Records to process ->
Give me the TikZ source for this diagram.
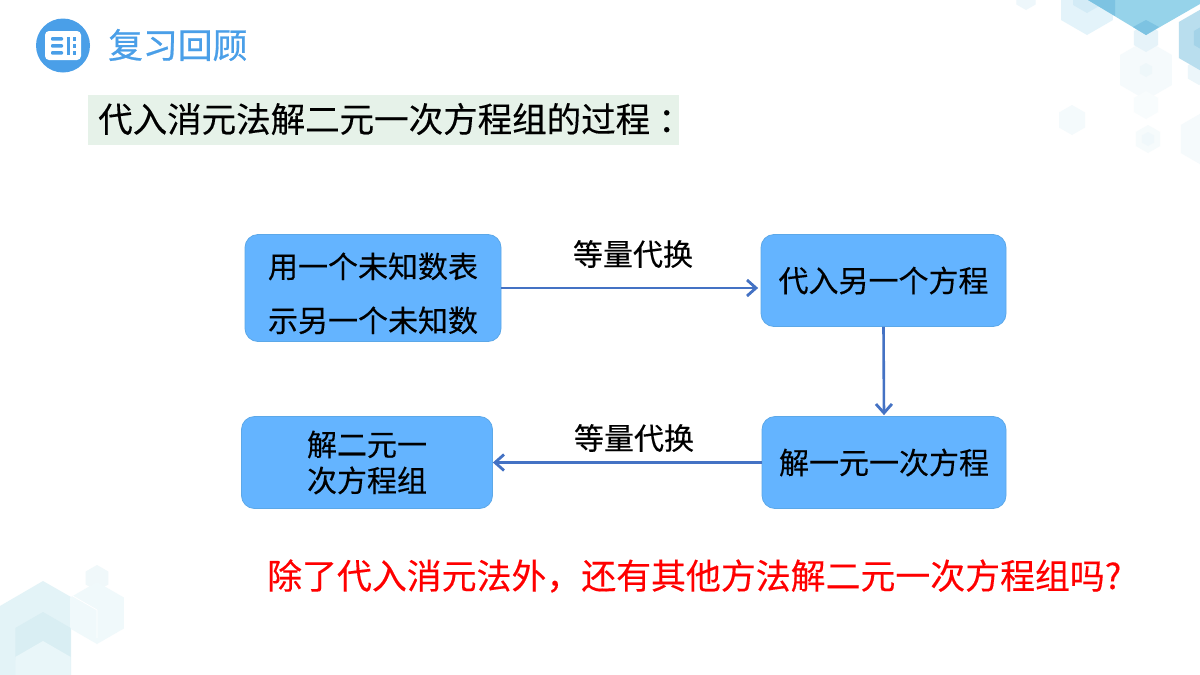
\documentclass[tikz,border=0pt]{standalone}
\usepackage{fontspec}
\setmainfont[FakeBold=0.25]{Noto Sans CJK SC}
\newfontfamily\titlefont[FakeBold=0.6]{Noto Sans CJK SC}
\usetikzlibrary{arrows.meta}
\definecolor{boxblue}{HTML}{64B4FF}
\definecolor{boxedge}{HTML}{5CA8E8}
\definecolor{arrowblue}{HTML}{4472C4}
\definecolor{titleblue}{HTML}{4A9FE8}
\definecolor{headbg}{HTML}{E6F2E9}
\newcommand{\hexb}[4]{\definecolor{tmphex}{HTML}{#4}\fill[tmphex] (#1,#2-#3) -- (#1+.866*#3,#2-.5*#3) -- (#1+.866*#3,#2+.5*#3) -- (#1,#2+#3) -- (#1-.866*#3,#2+.5*#3) -- (#1-.866*#3,#2-.5*#3) -- cycle;}
\newcommand{\shiftedpunct}[2]{\makebox[1em][l]{\hspace{#1}#2}}
\tikzset{
  x=1pt,y=-1pt,
  flowbox/.style={draw=boxedge,line width=.8pt,fill=boxblue,rounded corners=13pt,inner sep=0pt,align=center,text=black,font=\fontsize{30}{42}\selectfont},
  flow/.style={draw=arrowblue,line width=2.6pt,-{Straight Barb[length=9pt,width=16pt,line width=2.8pt]}},
  lbl/.style={text=black,inner sep=0pt,font=\fontsize{30}{36}\selectfont},
}
\begin{document}
\begin{tikzpicture}
\useasboundingbox (0,0) rectangle (1200,675);
\fill[white] (0,0) rectangle (1200,675);
% top-right decoration
\hexb{1087}{5}{30}{E3F3FA}
\hexb{1087}{-3}{16}{D3EBF6}
\hexb{1026}{-1}{11}{EEF7FB}
\hexb{1146}{70}{30}{F5FAFC}
\hexb{1146}{70}{7}{EEF7FA}
\hexb{1146}{38}{14}{E6F3F9}
\hexb{1146}{105}{14}{F8FCFD}
\hexb{1072}{120}{15}{F4FAFC}
\hexb{1148}{139}{14}{F6FBFC}
\hexb{1148}{139}{7}{F0F8FB}
\hexb{1205}{139}{28}{F5FAFC}
\hexb{1199}{72}{13}{ECF6FA}
\hexb{1210}{40}{36}{B9DEEE}
\hexb{1206}{38}{14}{A4D3E8}
\fill[fill={rgb,255:red,150;green,211;blue,234}] (1088,0) -- (1146,35) -- (1200,4) -- (1200,0) -- cycle;
\fill[fill={rgb,255:red,125;green,195;blue,226}] (1088,0) -- (1115,16) -- (1115,0) -- cycle;
\fill[fill={rgb,255:red,125;green,195;blue,226}] (1133,27) -- (1146,20) -- (1159,27) -- (1146,35) -- cycle;
% bottom-left decoration
\definecolor{blA}{HTML}{E3F3F7}
\fill[blA] (43,581) -- (71,597) -- (71,675) -- (0,675) -- (0,606) -- cycle;
\hexb{97}{578}{13}{F0F8FA}
\hexb{97}{613}{31}{F0F9FB}
\draw[white,line width=.8pt] (71,595) -- (97,610) -- (97,638);
\hexb{43}{644}{32}{D9EEF3}
\hexb{43}{673}{32}{E9F6F9}
% header
\fill[titleblue] (63,45.5) circle (27);
\fill[white,rounded corners=4pt] (45,31) rectangle (81,60);
\fill[titleblue,rounded corners=1pt] (51,37) rectangle (63,40.5);
\fill[titleblue,rounded corners=1pt] (51,44) rectangle (63,47.5);
\fill[titleblue,rounded corners=1pt] (51,51) rectangle (63,54.5);
\fill[titleblue] (66.5,37) rectangle (69.5,54.5);
\fill[titleblue] (73,37) rectangle (76,40.5);
\fill[titleblue] (73,44) rectangle (76,47.5);
\fill[titleblue] (73,51) rectangle (76,54.5);
\node[anchor=west,inner sep=0pt,text=titleblue,font=\fontsize{34.8}{40}\titlefont] (title) at (108,45) {复习回顾};
\node[anchor=west,fill=headbg,minimum width=591pt,minimum height=50pt,inner sep=0pt] (headbox) at (88,119.5) {};
\node[anchor=west,inner sep=0pt,text=black,font=\fontsize{34.5}{40}\selectfont] (head) at (98,119) {代入消元法解二元一次方程组的过程\shiftedpunct{.23em}{：}};
% flow
\node[flowbox,minimum width=256pt,minimum height=107pt,font=\fontsize{30}{54}\selectfont] (b1) at (373,288) {\rule{0pt}{36pt}用一个未知数表\\示另一个未知数};
\node[flowbox,minimum width=245pt,minimum height=92pt] (b2) at (883.5,280.5) {代入另一个方程};
\node[flowbox,minimum width=244pt,minimum height=92pt] (b3) at (884,462.5) {解一元一次方程};
\node[flowbox,minimum width=251pt,minimum height=92pt,font=\fontsize{30}{36}\selectfont] (b4) at (367,462.5) {解二元一\\次方程组};
\draw[flow,shorten >=2.5pt] (b1.east) -- (b2.west |- b1.east);
\draw[flow,shorten >=1pt] (b2.south) -- (b3.north);
\draw[flow] (b3.west) -- (b4.east);
\node[lbl] (l1) at (633,254) {等量代换};
\node[lbl] (l2) at (634,438) {等量代换};
\node[anchor=west,inner sep=0pt,text=red,font=\fontsize{34.9}{40}\selectfont] (q) at (267,576) {除了代入消元法外\shiftedpunct{0em}{，}还有其他方法解二元一次方程组吗?};
\end{tikzpicture}
\end{document}
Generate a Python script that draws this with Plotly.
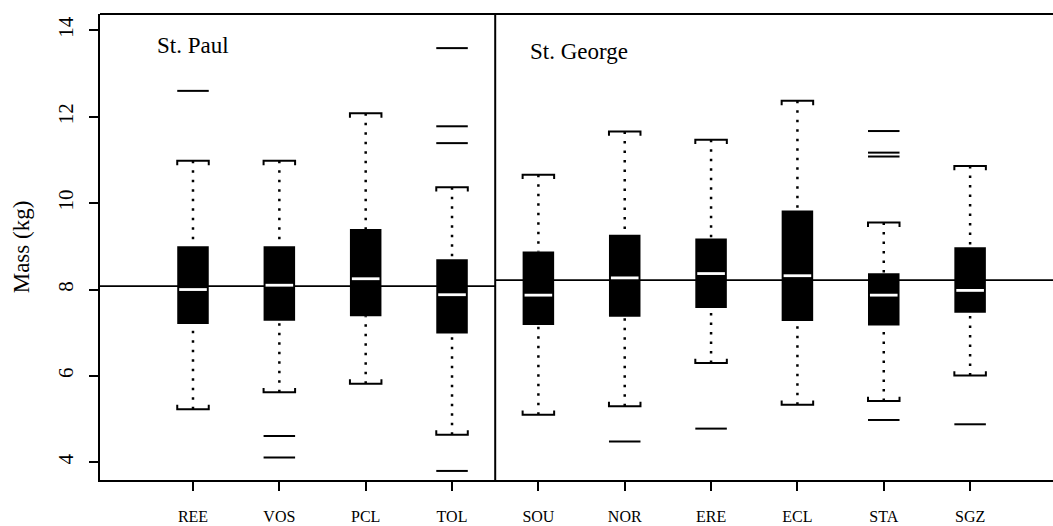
import plotly.graph_objects as go

# ---- data ----
sites = ["REE", "VOS", "PCL", "TOL", "SOU", "NOR", "ERE", "ECL", "STA", "SGZ"]
n_st_paul = 4  # first four sites are St. Paul, rest St. George
island_names = ["St. Paul", "St. George"]
island_means = [8.08, 8.22]

lower_whisker = [5.23, 5.62, 5.82, 4.64, 5.10, 5.30, 6.30, 5.33, 5.42, 6.01]
q1 = [7.20, 7.28, 7.38, 6.98, 7.18, 7.37, 7.57, 7.27, 7.17, 7.46]
median = [8.00, 8.10, 8.25, 7.88, 7.87, 8.27, 8.37, 8.32, 7.87, 7.98]
q3 = [9.00, 9.00, 9.40, 8.70, 8.88, 9.27, 9.18, 9.83, 8.38, 8.98]
upper_whisker = [10.98, 10.98, 12.08, 10.37, 10.66, 11.66, 11.47, 12.37, 9.55, 10.86]
outliers = [
    [12.60],
    [4.61, 4.11],
    [],
    [13.59, 11.78, 11.39, 3.80],
    [],
    [4.48],
    [4.78],
    [],
    [11.67, 11.17, 11.08, 4.98],
    [4.88],
]

y_ticks = [4, 6, 8, 10, 12, 14]

# ---- style ----
FONT = "Liberation Serif, Times New Roman, serif"
box_w = 0.365
med_w = 0.32
cap_tick = 0.1
x_range = [-0.077, 10.96]
y_range = [3.59, 14.38]

pos = [i + 1 for i in range(len(sites))]
divider = n_st_paul + 0.5

fig = go.Figure()

# boxes
fig.add_trace(go.Bar(
    x=pos, base=q1, y=[b - a for a, b in zip(q1, q3)], width=box_w,
    marker=dict(color="black", line=dict(width=0)), hoverinfo="skip",
))

# whiskers (dotted), drawn from cap toward box
wx, wy = [], []
for p, lo, a, b, hi in zip(pos, lower_whisker, q1, q3, upper_whisker):
    wx += [p, p, None, p, p, None]
    wy += [hi, b, None, lo, a, None]
fig.add_trace(go.Scatter(x=wx, y=wy, mode="lines",
                         line=dict(color="black", width=2.5, dash="2.5px,7px"),
                         hoverinfo="skip"))

# caps (bracket style)
cx, cy = [], []
h = box_w / 2
for p, lo, hi in zip(pos, lower_whisker, upper_whisker):
    cx += [p - h, p - h, p + h, p + h, None]
    cy += [hi - cap_tick, hi, hi, hi - cap_tick, None]
    cx += [p - h, p - h, p + h, p + h, None]
    cy += [lo + cap_tick, lo, lo, lo + cap_tick, None]
fig.add_trace(go.Scatter(x=cx, y=cy, mode="lines",
                         line=dict(color="black", width=2), hoverinfo="skip"))

# outliers as short horizontal dashes
ox, oy = [], []
for p, outs in zip(pos, outliers):
    for v in outs:
        ox += [p - h, p + h, None]
        oy += [v, v, None]
fig.add_trace(go.Scatter(x=ox, y=oy, mode="lines",
                         line=dict(color="black", width=2), hoverinfo="skip"))

# medians (white)
mx, my = [], []
for p, m in zip(pos, median):
    mx += [p - med_w / 2, p + med_w / 2, None]
    my += [m, m, None]
fig.add_trace(go.Scatter(x=mx, y=my, mode="lines",
                         line=dict(color="white", width=2.8), hoverinfo="skip"))

# island mean reference lines, divider and top frame line
shapes = [
    dict(type="line", xref="x", yref="y", x0=x_range[0], x1=divider,
         y0=island_means[0], y1=island_means[0],
         line=dict(color="black", width=1.7), layer="below"),
    dict(type="line", xref="x", yref="y", x0=divider, x1=x_range[1],
         y0=island_means[1], y1=island_means[1],
         line=dict(color="black", width=1.7), layer="below"),
    dict(type="line", xref="x", yref="y domain", x0=divider, x1=divider,
         y0=0, y1=1, line=dict(color="black", width=2)),
    dict(type="line", xref="x domain", yref="y domain", x0=0, x1=1,
         y0=1, y1=1, line=dict(color="black", width=2)),
]

annotations = [
    dict(text=island_names[0], xref="paper", yref="paper", x=0.0575, y=0.933,
         xanchor="left", yanchor="middle", showarrow=False,
         font=dict(family=FONT, size=23, color="black")),
    dict(text=island_names[1], xref="paper", yref="paper", x=0.449, y=0.920,
         xanchor="left", yanchor="middle", showarrow=False,
         font=dict(family=FONT, size=23, color="black")),
]

fig.update_layout(
    width=1053, height=526,
    margin=dict(l=100, r=0, t=14, b=46),
    paper_bgcolor="white", plot_bgcolor="white",
    showlegend=False, barmode="overlay",
    font=dict(family=FONT, color="black"),
    shapes=shapes, annotations=annotations,
    xaxis=dict(
        range=x_range, tickvals=pos, ticktext=sites,
        ticks="outside", ticklen=9, tickwidth=2, tickcolor="black",
        showline=True, linewidth=2, linecolor="black", mirror=False,
        showgrid=False, zeroline=False,
        tickfont=dict(family=FONT, size=16, color="black"),
        ticklabelstandoff=12,
    ),
    yaxis=dict(
        range=y_range, tickvals=y_ticks, ticktext=[str(t) for t in y_ticks],
        ticks="outside", ticklen=9, tickwidth=2, tickcolor="black",
        showline=True, linewidth=2, linecolor="black", mirror=False,
        showgrid=False, zeroline=False, tickangle=-90,
        tickfont=dict(family=FONT, size=21, color="black"),
        ticklabelstandoff=8,
        title=dict(text="Mass (kg)", font=dict(family=FONT, size=23, color="black"),
                   standoff=18),
    ),
)

fig.write_html("out.html")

The task ->
Copy the part that starts at the line with "Generate a Python" and finishes at the line with "fig = go.Figure()", both included, and nothing more. Pictures are left out.

Written reply ->
Generate a Python script that draws this with Plotly.
import plotly.graph_objects as go

# ---- data ----
sites = ["REE", "VOS", "PCL", "TOL", "SOU", "NOR", "ERE", "ECL", "STA", "SGZ"]
n_st_paul = 4  # first four sites are St. Paul, rest St. George
island_names = ["St. Paul", "St. George"]
island_means = [8.08, 8.22]

lower_whisker = [5.23, 5.62, 5.82, 4.64, 5.10, 5.30, 6.30, 5.33, 5.42, 6.01]
q1 = [7.20, 7.28, 7.38, 6.98, 7.18, 7.37, 7.57, 7.27, 7.17, 7.46]
median = [8.00, 8.10, 8.25, 7.88, 7.87, 8.27, 8.37, 8.32, 7.87, 7.98]
q3 = [9.00, 9.00, 9.40, 8.70, 8.88, 9.27, 9.18, 9.83, 8.38, 8.98]
upper_whisker = [10.98, 10.98, 12.08, 10.37, 10.66, 11.66, 11.47, 12.37, 9.55, 10.86]
outliers = [
    [12.60],
    [4.61, 4.11],
    [],
    [13.59, 11.78, 11.39, 3.80],
    [],
    [4.48],
    [4.78],
    [],
    [11.67, 11.17, 11.08, 4.98],
    [4.88],
]

y_ticks = [4, 6, 8, 10, 12, 14]

# ---- style ----
FONT = "Liberation Serif, Times New Roman, serif"
box_w = 0.365
med_w = 0.32
cap_tick = 0.1
x_range = [-0.077, 10.96]
y_range = [3.59, 14.38]

pos = [i + 1 for i in range(len(sites))]
divider = n_st_paul + 0.5

fig = go.Figure()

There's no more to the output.